One potential reform to increase the supply of healthcare professionals is to allow nonphysician healthcare providers to practice up to their qualification level without physician supervision. Because the IHS system has such high rates of vacancy and turnover of healthcare providers, increasing the supply of healthcare providers, even if they are not physicians, is important.
Owing to current regulations, many medical services require a licensed physician’s attention, but those same services can be done safely and effectively by nonphysician professionals. Reforms could allow nurse practitioners, physician assistants, nurse anesthetists, psychologists, and pharmacists to deliver a wider range of primary care services without the need for a physician. Such reforms would grant physicians increased time to look after the more difficult cases that require additional specialized training, thus lowering costs and expanding access to more routine forms of healthcare.

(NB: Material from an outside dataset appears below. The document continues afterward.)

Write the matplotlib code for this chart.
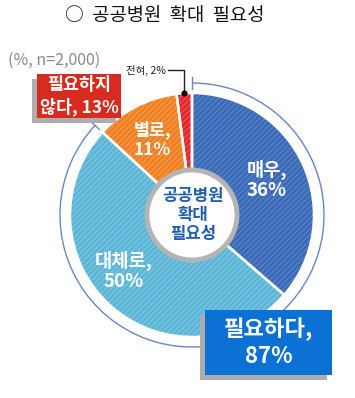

Another potential reform to increase the supply of healthcare professionals is to allow international medical school graduates to be employed in the IHS system. Under current IHS policies, a medical provider must be a US citizen, have a current medical license from any state, and have board certification or board eligibility in a medical specialty. However, the IHS system, like many other parts of the healthcare system in the United States, faces a shortage of providers. Thus, the IHS could decrease turnover and the number of vacancies by allowing noncitizens or international medical school graduates to work in the IHS system. Additionally, states could lower the regulatory barriers that noncitizens face to practicing medicine in the United States.